◆ **Do this**
Omit the pictures and print exactly the lines of the listing below, starting at the first and ending at the line containing "minimum width=3.84cm] (windy)".

◆ **Raw data**
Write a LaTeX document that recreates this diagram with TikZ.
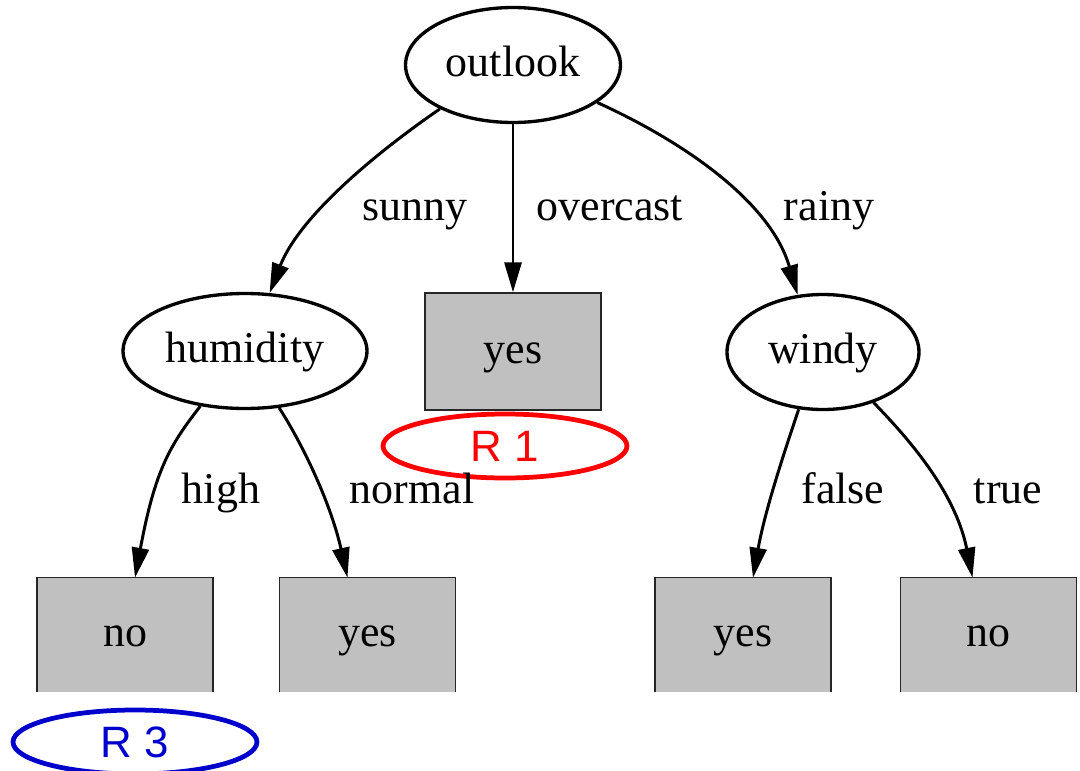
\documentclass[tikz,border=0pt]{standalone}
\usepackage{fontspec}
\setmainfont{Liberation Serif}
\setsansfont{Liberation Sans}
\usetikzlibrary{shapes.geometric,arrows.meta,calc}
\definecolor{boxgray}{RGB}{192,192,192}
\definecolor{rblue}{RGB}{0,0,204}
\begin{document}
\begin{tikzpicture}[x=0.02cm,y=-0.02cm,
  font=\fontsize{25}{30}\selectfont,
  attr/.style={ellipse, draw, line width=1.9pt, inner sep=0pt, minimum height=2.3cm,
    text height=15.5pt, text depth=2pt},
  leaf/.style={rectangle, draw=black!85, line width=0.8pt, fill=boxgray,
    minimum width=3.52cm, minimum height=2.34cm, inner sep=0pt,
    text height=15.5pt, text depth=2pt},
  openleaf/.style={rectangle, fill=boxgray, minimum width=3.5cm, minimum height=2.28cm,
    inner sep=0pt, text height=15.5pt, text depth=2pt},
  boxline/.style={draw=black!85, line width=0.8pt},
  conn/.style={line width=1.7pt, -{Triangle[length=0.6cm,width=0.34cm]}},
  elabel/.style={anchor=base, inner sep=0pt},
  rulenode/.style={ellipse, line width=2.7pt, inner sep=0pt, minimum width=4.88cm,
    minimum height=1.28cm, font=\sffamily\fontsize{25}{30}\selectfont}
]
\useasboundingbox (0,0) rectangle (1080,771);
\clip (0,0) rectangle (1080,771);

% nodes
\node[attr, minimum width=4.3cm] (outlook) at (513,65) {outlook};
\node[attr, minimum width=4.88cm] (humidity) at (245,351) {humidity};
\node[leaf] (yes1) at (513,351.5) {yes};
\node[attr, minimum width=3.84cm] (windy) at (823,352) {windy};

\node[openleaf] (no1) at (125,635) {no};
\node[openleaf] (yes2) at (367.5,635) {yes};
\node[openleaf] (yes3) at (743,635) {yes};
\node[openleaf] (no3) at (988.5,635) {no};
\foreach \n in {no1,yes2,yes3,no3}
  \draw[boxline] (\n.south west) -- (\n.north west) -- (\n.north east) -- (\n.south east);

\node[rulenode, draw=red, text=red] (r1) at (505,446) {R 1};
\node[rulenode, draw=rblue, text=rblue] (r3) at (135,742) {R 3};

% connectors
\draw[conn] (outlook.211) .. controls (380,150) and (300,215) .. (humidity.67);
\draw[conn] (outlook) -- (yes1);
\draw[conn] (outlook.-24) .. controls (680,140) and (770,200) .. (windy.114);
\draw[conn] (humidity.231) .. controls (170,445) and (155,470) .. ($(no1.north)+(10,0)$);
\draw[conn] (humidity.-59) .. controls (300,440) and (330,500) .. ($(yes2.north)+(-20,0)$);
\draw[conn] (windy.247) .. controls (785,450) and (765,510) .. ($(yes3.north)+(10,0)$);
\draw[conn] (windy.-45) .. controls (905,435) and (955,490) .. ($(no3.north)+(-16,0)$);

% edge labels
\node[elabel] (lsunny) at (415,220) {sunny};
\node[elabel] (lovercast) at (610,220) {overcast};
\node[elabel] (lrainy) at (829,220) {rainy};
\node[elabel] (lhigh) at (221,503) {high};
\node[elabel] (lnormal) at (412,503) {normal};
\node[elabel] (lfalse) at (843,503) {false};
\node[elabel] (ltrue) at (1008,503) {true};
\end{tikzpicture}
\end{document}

◆ **Exercise solution**
Write a LaTeX document that recreates this diagram with TikZ.
\documentclass[tikz,border=0pt]{standalone}
\usepackage{fontspec}
\setmainfont{Liberation Serif}
\setsansfont{Liberation Sans}
\usetikzlibrary{shapes.geometric,arrows.meta,calc}
\definecolor{boxgray}{RGB}{192,192,192}
\definecolor{rblue}{RGB}{0,0,204}
\begin{document}
\begin{tikzpicture}[x=0.02cm,y=-0.02cm,
  font=\fontsize{25}{30}\selectfont,
  attr/.style={ellipse, draw, line width=1.9pt, inner sep=0pt, minimum height=2.3cm,
    text height=15.5pt, text depth=2pt},
  leaf/.style={rectangle, draw=black!85, line width=0.8pt, fill=boxgray,
    minimum width=3.52cm, minimum height=2.34cm, inner sep=0pt,
    text height=15.5pt, text depth=2pt},
  openleaf/.style={rectangle, fill=boxgray, minimum width=3.5cm, minimum height=2.28cm,
    inner sep=0pt, text height=15.5pt, text depth=2pt},
  boxline/.style={draw=black!85, line width=0.8pt},
  conn/.style={line width=1.7pt, -{Triangle[length=0.6cm,width=0.34cm]}},
  elabel/.style={anchor=base, inner sep=0pt},
  rulenode/.style={ellipse, line width=2.7pt, inner sep=0pt, minimum width=4.88cm,
    minimum height=1.28cm, font=\sffamily\fontsize{25}{30}\selectfont}
]
\useasboundingbox (0,0) rectangle (1080,771);
\clip (0,0) rectangle (1080,771);

% nodes
\node[attr, minimum width=4.3cm] (outlook) at (513,65) {outlook};
\node[attr, minimum width=4.88cm] (humidity) at (245,351) {humidity};
\node[leaf] (yes1) at (513,351.5) {yes};
\node[attr, minimum width=3.84cm] (windy) at (823,352) {windy};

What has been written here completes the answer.